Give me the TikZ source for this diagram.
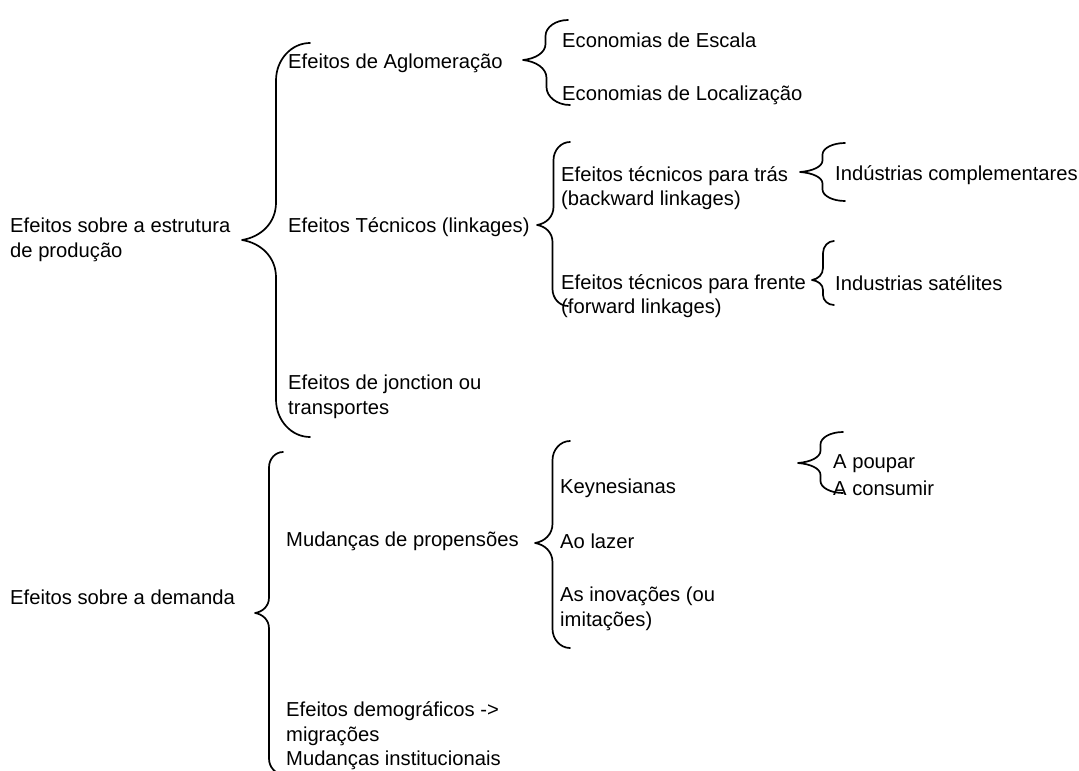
\documentclass[tikz,border=0pt]{standalone}
\usepackage{fontspec}
\setmainfont{Liberation Sans}
\usepackage{tikz}
\usetikzlibrary{calc}

\begin{document}
\begin{tikzpicture}[x=1pt,y=-1pt]
  \tikzstyle{item}=[anchor=west,inner sep=0pt,align=left,
              font=\fontsize{20.2}{24.5}\selectfont]
  \tikzstyle{chave}=[line width=1.7pt,line cap=round,line join=round,
              to path={let \p1=(\tikztostart), \p2=(\tikztotarget),
                \n1={0.5*(\x2-\x1)}, \n2={min(1.1*\n1,0.4*abs(\y2-\y1))},
                \n3={sign(\y2-\y1)} in
                (\p1) .. controls (\x1+0.55*\n1,\y1+0.08*\n3*\n2) and (\x1+\n1,\y1+0.45*\n3*\n2)
                .. (\x1+\n1,\y1+\n3*\n2)
                -- (\x1+\n1,\y2-\n3*\n2)
                .. controls (\x1+\n1,\y2-0.45*\n3*\n2) and (\x1+1.45*\n1,\y2) .. (\p2)}]
    \useasboundingbox (0,0) rectangle (1079,771);
    % first level
    \node [item] (estr) at (10,240) {Efeitos sobre a estrutura\\de produção};
    \node [item] (dem) at (10,597) {Efeitos sobre a demanda};
    % second level
    \node [item] (aglo) at (288,63) {Efeitos de Aglomeração};
    \node [item] (tec) at (288,227) {Efeitos Técnicos (linkages)};
    \node [item] (junc) at (288,397) {Efeitos de jonction ou\\transportes};
    \node [item] (prop) at (286,541) {Mudanças de propensões};
    \node [item] (demog) at (286,736) {Efeitos demográficos ->\\migrações\\Mudanças institucionais};
    % third level
    \node [item] (esc) at (562,40) {Economias de Escala};
    \node [item] (loc) at (562,95) {Economias de Localização};
    \node [item] (tras) at (561,188) {Efeitos técnicos para trás\\(backward linkages)};
    \node [item] (frente) at (561,296) {Efeitos técnicos para frente\\(forward linkages)};
    \node [item] (keyn) at (560,488) {Keynesianas};
    \node [item] (lazer) at (560,541) {Ao lazer};
    \node [item] (inov) at (560,609) {As inovações (ou\\imitações)};
    % fourth level
    \node [item] (compl) at (835,175) {Indústrias complementares};
    \node [item] (satel) at (835,283) {Industrias satélites};
    \node [item] (poup) at (833,464) {A poupar};
    \node [item] (cons) at (833,488) {A consumir};
    % braces: tip, top end, bottom end
    \coordinate (t1) at (242,240);  \coordinate (a1) at (310,43);  \coordinate (b1) at (310,437);
    \coordinate (t2) at (255,613);  \coordinate (a2) at (283,452); \coordinate (b2) at (283,774);
    \coordinate (t3) at (523,60);   \coordinate (a3) at (568,20);  \coordinate (b3) at (570,105);
    \coordinate (t4) at (537,225);  \coordinate (a4) at (570,142); \coordinate (b4) at (568,306);
    \coordinate (t5) at (800,172);  \coordinate (a5) at (845,143); \coordinate (b5) at (845,201);
    \coordinate (t6) at (812,280);  \coordinate (a6) at (834,241); \coordinate (b6) at (834,305);
    \coordinate (t7) at (535,543);  \coordinate (a7) at (570,441); \coordinate (b7) at (570,648);
    \coordinate (t8) at (798,463);  \coordinate (a8) at (843,432); \coordinate (b8) at (843,493);
    \draw [chave] (t1) to (a1) (t1) to (b1);
    \draw [chave] (t2) to (a2) (t2) to (b2);
    \draw [chave] (t3) to (a3) (t3) to (b3);
    \draw [chave] (t4) to (a4) (t4) to (b4);
    \draw [chave] (t5) to (a5) (t5) to (b5);
    \draw [chave] (t6) to (a6) (t6) to (b6);
    \draw [chave] (t7) to (a7) (t7) to (b7);
    \draw [chave] (t8) to (a8) (t8) to (b8);
\end{tikzpicture}
\end{document}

----

■ Aim ■
Transcribe the full listing above exactly as it stands, minus the pictures.

■ Task output ■
Give me the TikZ source for this diagram.
\documentclass[tikz,border=0pt]{standalone}
\usepackage{fontspec}
\setmainfont{Liberation Sans}
\usepackage{tikz}
\usetikzlibrary{calc}

\begin{document}
\begin{tikzpicture}[x=1pt,y=-1pt]
  \tikzstyle{item}=[anchor=west,inner sep=0pt,align=left,
              font=\fontsize{20.2}{24.5}\selectfont]
  \tikzstyle{chave}=[line width=1.7pt,line cap=round,line join=round,
              to path={let \p1=(\tikztostart), \p2=(\tikztotarget),
                \n1={0.5*(\x2-\x1)}, \n2={min(1.1*\n1,0.4*abs(\y2-\y1))},
                \n3={sign(\y2-\y1)} in
                (\p1) .. controls (\x1+0.55*\n1,\y1+0.08*\n3*\n2) and (\x1+\n1,\y1+0.45*\n3*\n2)
                .. (\x1+\n1,\y1+\n3*\n2)
                -- (\x1+\n1,\y2-\n3*\n2)
                .. controls (\x1+\n1,\y2-0.45*\n3*\n2) and (\x1+1.45*\n1,\y2) .. (\p2)}]
    \useasboundingbox (0,0) rectangle (1079,771);
    % first level
    \node [item] (estr) at (10,240) {Efeitos sobre a estrutura\\de produção};
    \node [item] (dem) at (10,597) {Efeitos sobre a demanda};
    % second level
    \node [item] (aglo) at (288,63) {Efeitos de Aglomeração};
    \node [item] (tec) at (288,227) {Efeitos Técnicos (linkages)};
    \node [item] (junc) at (288,397) {Efeitos de jonction ou\\transportes};
    \node [item] (prop) at (286,541) {Mudanças de propensões};
    \node [item] (demog) at (286,736) {Efeitos demográficos ->\\migrações\\Mudanças institucionais};
    % third level
    \node [item] (esc) at (562,40) {Economias de Escala};
    \node [item] (loc) at (562,95) {Economias de Localização};
    \node [item] (tras) at (561,188) {Efeitos técnicos para trás\\(backward linkages)};
    \node [item] (frente) at (561,296) {Efeitos técnicos para frente\\(forward linkages)};
    \node [item] (keyn) at (560,488) {Keynesianas};
    \node [item] (lazer) at (560,541) {Ao lazer};
    \node [item] (inov) at (560,609) {As inovações (ou\\imitações)};
    % fourth level
    \node [item] (compl) at (835,175) {Indústrias complementares};
    \node [item] (satel) at (835,283) {Industrias satélites};
    \node [item] (poup) at (833,464) {A poupar};
    \node [item] (cons) at (833,488) {A consumir};
    % braces: tip, top end, bottom end
    \coordinate (t1) at (242,240);  \coordinate (a1) at (310,43);  \coordinate (b1) at (310,437);
    \coordinate (t2) at (255,613);  \coordinate (a2) at (283,452); \coordinate (b2) at (283,774);
    \coordinate (t3) at (523,60);   \coordinate (a3) at (568,20);  \coordinate (b3) at (570,105);
    \coordinate (t4) at (537,225);  \coordinate (a4) at (570,142); \coordinate (b4) at (568,306);
    \coordinate (t5) at (800,172);  \coordinate (a5) at (845,143); \coordinate (b5) at (845,201);
    \coordinate (t6) at (812,280);  \coordinate (a6) at (834,241); \coordinate (b6) at (834,305);
    \coordinate (t7) at (535,543);  \coordinate (a7) at (570,441); \coordinate (b7) at (570,648);
    \coordinate (t8) at (798,463);  \coordinate (a8) at (843,432); \coordinate (b8) at (843,493);
    \draw [chave] (t1) to (a1) (t1) to (b1);
    \draw [chave] (t2) to (a2) (t2) to (b2);
    \draw [chave] (t3) to (a3) (t3) to (b3);
    \draw [chave] (t4) to (a4) (t4) to (b4);
    \draw [chave] (t5) to (a5) (t5) to (b5);
    \draw [chave] (t6) to (a6) (t6) to (b6);
    \draw [chave] (t7) to (a7) (t7) to (b7);
    \draw [chave] (t8) to (a8) (t8) to (b8);
\end{tikzpicture}
\end{document}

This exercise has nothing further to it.